- **TASK DESCRIPTION**
Collect each line of the entries that holds the string "with".
--- BEGIN ENTRIES PROVIDED ---
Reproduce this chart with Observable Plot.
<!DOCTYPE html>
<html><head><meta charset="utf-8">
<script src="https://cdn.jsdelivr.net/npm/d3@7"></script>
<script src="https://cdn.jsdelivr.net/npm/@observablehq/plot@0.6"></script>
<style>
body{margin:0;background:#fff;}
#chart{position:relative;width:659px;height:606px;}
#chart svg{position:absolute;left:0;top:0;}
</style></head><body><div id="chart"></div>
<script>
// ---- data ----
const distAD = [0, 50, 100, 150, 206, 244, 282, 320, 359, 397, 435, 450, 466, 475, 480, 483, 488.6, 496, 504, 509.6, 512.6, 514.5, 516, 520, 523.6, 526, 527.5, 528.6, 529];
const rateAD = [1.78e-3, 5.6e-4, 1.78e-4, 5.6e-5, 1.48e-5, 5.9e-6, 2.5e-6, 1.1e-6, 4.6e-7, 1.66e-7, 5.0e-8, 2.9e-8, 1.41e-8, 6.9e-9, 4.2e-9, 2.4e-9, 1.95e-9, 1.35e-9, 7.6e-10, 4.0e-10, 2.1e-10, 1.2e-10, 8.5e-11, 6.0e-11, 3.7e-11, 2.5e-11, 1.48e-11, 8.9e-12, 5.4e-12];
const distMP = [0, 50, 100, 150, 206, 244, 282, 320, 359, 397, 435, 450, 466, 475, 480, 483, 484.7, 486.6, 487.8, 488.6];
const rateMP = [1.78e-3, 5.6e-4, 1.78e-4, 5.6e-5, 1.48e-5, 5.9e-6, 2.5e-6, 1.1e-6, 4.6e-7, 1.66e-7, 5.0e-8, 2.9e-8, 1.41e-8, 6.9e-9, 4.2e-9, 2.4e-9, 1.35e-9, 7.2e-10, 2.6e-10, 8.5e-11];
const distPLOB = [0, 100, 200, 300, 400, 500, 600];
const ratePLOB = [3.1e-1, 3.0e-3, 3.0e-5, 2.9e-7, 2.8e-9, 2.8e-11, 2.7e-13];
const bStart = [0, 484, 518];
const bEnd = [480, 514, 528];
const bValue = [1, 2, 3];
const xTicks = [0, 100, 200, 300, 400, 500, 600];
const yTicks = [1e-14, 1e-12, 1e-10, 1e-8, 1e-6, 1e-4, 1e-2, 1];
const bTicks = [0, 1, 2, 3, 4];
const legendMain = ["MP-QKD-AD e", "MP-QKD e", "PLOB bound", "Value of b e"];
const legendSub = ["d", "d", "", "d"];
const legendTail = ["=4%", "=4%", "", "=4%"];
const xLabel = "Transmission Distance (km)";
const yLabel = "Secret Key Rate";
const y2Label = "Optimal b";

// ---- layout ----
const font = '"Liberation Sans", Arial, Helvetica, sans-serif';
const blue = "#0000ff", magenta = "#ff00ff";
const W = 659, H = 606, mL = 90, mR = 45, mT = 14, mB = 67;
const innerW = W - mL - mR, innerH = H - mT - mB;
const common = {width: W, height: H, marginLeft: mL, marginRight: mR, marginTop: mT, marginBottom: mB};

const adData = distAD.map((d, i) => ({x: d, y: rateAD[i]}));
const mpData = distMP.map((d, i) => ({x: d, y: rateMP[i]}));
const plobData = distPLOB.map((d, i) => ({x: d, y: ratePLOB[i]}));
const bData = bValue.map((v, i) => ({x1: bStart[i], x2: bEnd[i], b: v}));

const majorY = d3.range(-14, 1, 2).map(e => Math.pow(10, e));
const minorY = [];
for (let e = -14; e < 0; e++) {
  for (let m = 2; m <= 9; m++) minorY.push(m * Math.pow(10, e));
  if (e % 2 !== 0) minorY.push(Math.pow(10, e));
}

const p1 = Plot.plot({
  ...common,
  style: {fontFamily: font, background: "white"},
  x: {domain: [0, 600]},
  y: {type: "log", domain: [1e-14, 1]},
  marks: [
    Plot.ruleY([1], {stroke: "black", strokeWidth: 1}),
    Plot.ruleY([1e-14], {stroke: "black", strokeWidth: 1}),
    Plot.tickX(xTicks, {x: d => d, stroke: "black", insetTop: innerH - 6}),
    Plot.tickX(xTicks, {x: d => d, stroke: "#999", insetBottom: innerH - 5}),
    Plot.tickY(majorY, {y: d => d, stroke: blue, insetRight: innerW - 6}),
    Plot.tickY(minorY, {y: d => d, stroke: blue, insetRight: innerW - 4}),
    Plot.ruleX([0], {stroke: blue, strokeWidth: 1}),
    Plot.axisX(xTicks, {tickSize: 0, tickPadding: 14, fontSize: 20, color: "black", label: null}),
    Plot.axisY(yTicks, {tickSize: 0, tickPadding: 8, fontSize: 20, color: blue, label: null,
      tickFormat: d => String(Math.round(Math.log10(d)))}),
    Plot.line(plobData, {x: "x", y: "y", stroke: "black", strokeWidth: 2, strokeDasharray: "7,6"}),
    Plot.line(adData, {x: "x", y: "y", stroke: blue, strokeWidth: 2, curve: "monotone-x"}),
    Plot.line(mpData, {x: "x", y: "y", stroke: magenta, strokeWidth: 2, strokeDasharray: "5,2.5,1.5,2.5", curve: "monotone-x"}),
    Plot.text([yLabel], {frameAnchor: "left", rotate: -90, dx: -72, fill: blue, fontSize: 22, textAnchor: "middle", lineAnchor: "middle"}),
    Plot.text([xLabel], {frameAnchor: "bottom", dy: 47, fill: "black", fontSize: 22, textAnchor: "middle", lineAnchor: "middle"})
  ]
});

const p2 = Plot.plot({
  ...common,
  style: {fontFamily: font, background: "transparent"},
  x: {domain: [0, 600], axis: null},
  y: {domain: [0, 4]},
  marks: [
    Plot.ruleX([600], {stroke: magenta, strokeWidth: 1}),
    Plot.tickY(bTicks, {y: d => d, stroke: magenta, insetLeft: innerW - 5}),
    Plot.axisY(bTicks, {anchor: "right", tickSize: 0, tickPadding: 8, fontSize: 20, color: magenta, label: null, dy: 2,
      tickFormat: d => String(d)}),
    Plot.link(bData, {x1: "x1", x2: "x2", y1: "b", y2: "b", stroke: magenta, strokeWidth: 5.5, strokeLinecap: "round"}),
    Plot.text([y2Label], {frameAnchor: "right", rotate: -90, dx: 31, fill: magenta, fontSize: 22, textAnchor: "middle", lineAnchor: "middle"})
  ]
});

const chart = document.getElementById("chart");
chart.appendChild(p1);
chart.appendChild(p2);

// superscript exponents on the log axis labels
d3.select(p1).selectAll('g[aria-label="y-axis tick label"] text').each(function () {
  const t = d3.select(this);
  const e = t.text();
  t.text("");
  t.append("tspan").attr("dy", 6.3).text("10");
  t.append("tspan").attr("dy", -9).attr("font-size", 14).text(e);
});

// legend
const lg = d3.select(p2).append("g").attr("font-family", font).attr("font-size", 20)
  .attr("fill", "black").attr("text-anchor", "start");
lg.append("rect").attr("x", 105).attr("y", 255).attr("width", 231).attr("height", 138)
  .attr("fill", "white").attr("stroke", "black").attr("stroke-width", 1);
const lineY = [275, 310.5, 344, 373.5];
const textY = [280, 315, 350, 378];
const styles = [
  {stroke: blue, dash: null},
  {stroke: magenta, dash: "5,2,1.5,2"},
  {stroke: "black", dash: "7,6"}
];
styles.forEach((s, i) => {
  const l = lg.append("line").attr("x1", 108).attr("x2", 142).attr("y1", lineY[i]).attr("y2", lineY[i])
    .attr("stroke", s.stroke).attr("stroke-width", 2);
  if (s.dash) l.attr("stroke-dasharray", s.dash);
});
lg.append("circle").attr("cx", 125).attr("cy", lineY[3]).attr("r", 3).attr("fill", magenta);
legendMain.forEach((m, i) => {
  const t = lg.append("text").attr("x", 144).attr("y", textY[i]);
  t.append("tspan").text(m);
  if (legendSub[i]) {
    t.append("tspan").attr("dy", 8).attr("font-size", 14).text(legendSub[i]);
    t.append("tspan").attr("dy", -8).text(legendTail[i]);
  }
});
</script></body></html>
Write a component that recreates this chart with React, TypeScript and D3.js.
--- END ENTRIES PROVIDED ---
- **TASK SOLUTION**
Reproduce this chart with Observable Plot.
Write a component that recreates this chart with React, TypeScript and D3.js.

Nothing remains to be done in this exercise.